This time, this season of Lent is difficult, not because we make it that way through the act of giving up something, but because if truly done with great intention, it allows time for real death. I am of course not referring to physical death, but rather death to self as we relinquish control, quiet the ego, calm the fears and trust in God. Simply put, doing all of those things with intention is hard, very hard! So why? Why do we intentionally take time to allow ourselves to die to self. Wouldn't it just be easier to practice living a good life? We know that it is not good works and a good life alone that lead us into an authentic relationship with God. It is, however, those things coupled with the space in which we have let go of our own desire to be in control and the time that we allow ourselves to fall in which we find ourselves being carried upward by God's amazing grace. And the kicker as well as the blessing is that we have to do this over and over and over again not only during the season of Lent but for always. Fortunately for us humans we do not all collectively receive a certificate after the season of Lent that says, "Excellence in Trusting God" that we place in a frame and hang on the wall and then move forward to the next big accomplishable task in life. If that were that case, none of us would truly have an authentic relationship with God.

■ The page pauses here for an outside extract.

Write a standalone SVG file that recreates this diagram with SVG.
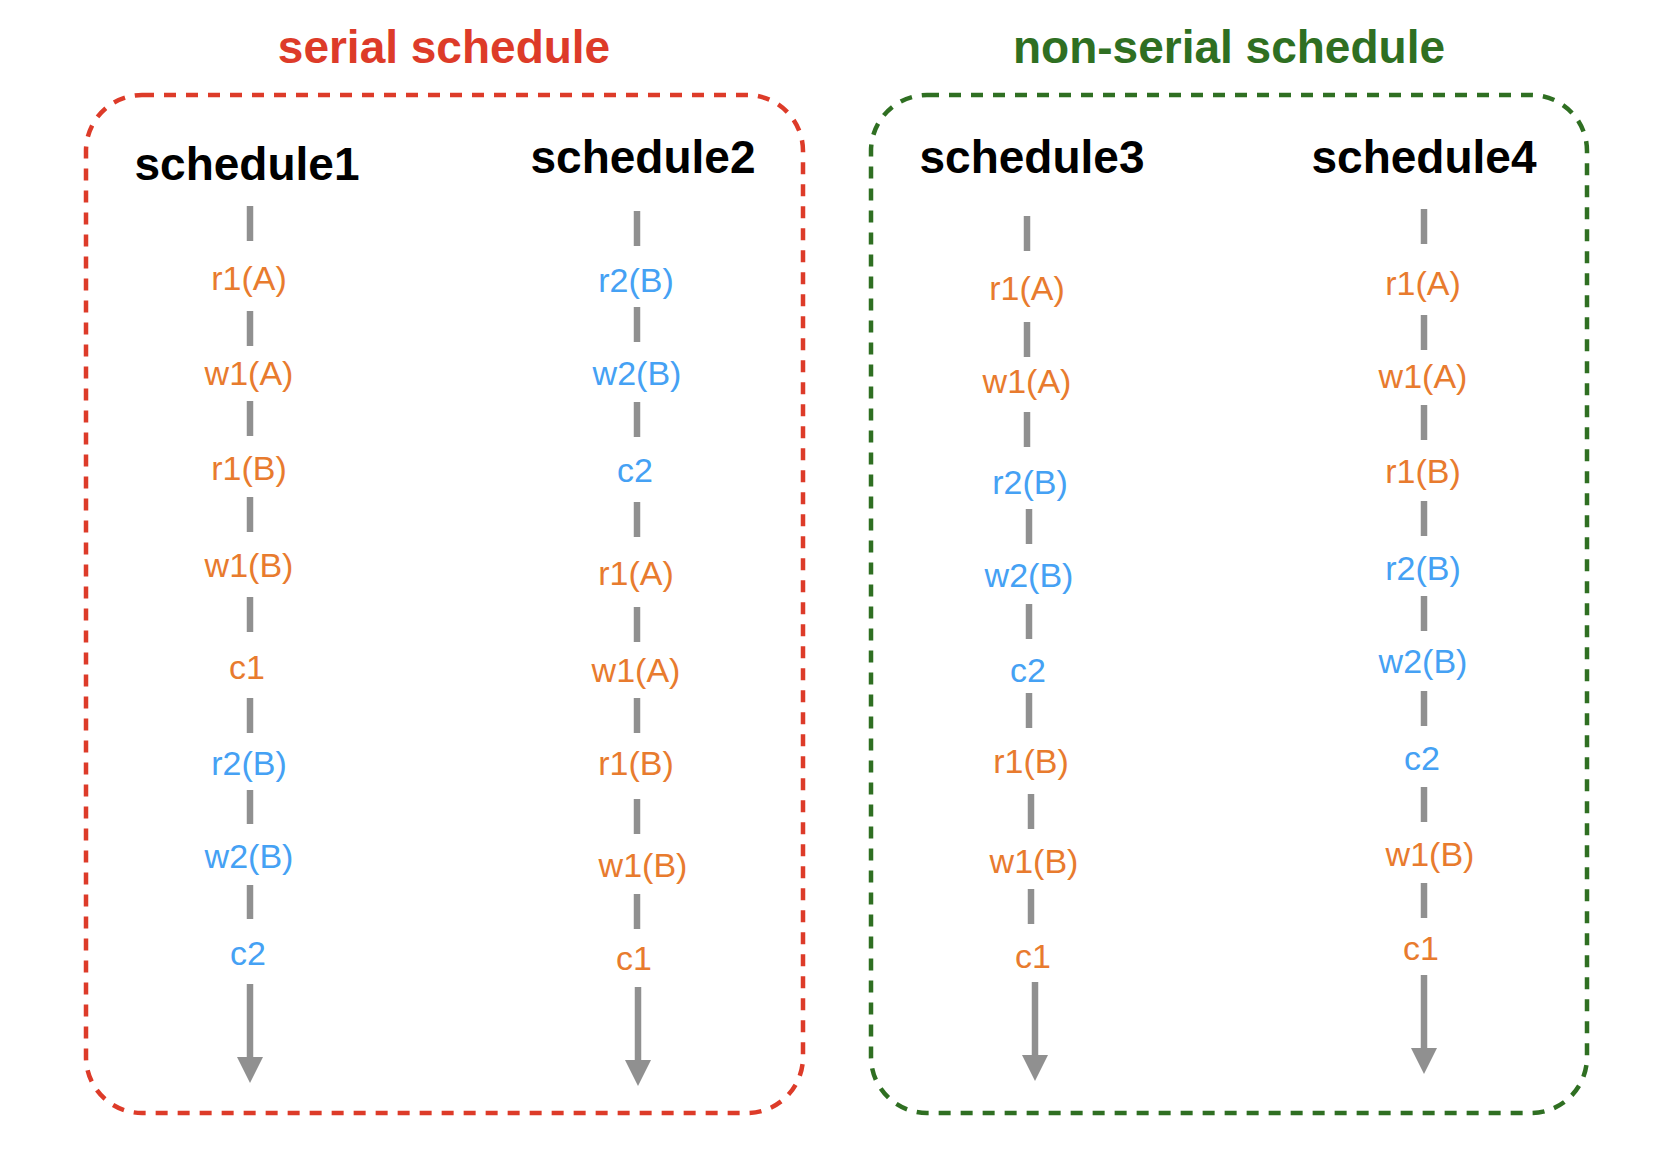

And on top of that, we would miss out on the greatest blessings God has in store for us as we continue dying to self. In the process of this lifelong, cyclical journey, we die a little more to self each time and we are resurrected into our new life through God's unending grace and mercy. As we intentionally look heavenward instead of inward we receive an authentic resurrected life in Christ which is the true gift and intention of time periods such as Lent.
In my recent travels through Italy, I was blessed to enter countless numbers of beautiful churches in the cities of Rome, Florence and Venice. Each church held it's own unique style and beauty in showcasing the glory of God through exquisite architecture, masterpiece sculptures and amazing paintings and mosaics. As I journeyed through these churches I was joined by other pilgrims who also were there to admire the hands that allowed God's glory to be shown through their own gifts and talents. In my visits to these amazing places of worship, I found myself longing for God, wanting him to come down from the tiled or frescoed ceilings and give me an audience with him all by myself. My "self" got in the way, however, and I was left feeling alone, saddened that I had not had a God moment within these magnificent structures erected to his glory.
One day in Florence after climbing the Duomo and having a wonderful lunch, Howie stopped for a moment to check the map and locate our destination. As I glanced around the street, I saw a sign indicating a church monastery right in front of me. The gates to the church court yard appeared open so I decided to venture in. I opened the heavy door and was awestruck at what I found. The church was silent except for the song of a cricket somewhere in the corner. I sat down in a pew and took in my surroundings. From a clear story window streamed three beams of light which cascaded down to illuminate a single altar bearing a monstrance holding the bread of life. Time slowed as I took in God's glory here in this place and heard him whisper, "Be still and know that I am God." In the stillness of this sanctuary, I experienced God's presence. He had been with me all along, but the unrest of my mind and inability to move my "self" out of the way, hindered me from being able to hear his voice. The loud silence of this church shook me out of my own preoccupations in order that I may receive the true gift of being filled with God's presence.
What I find in times such as my visit to the unknown Florence church as well as in my attempts to be intentional about dying to "self" is that it is always in the being still and just simply knowing that I truly encounter God. In seeking God's face, we must realize that he is first within us all along. We must let go of and die to our need to control when and where we find God and just be still and know. As simple as that task may seem, it proves to be one of the most difficult things that we humans are asked by God to do. "Be still and know that I am God." As we enter into Holy Week may we all find within ourselves the grace to allow God's presence to be revealed in the stillness of our souls and may we also experience the gift of resurrection along with Christ on Easter Day.
2 comments:
To feel the presence of God is a gift that we are given by surrendering all and letting go and allowing Him to reveal Himself to us. This beautiful church monastery that you wondered into on that day in Florence was intentional by God and not just an accident. These words that you have written were inspired on that very day when you sat alone on a pew and were still and knew that you were in the presence of God. Thank you, Amy, for sharing this in such a beautiful way. Thank you for sharing what God inspired you to write!
Thank you mom for being so encouraging of me and for loving me so much!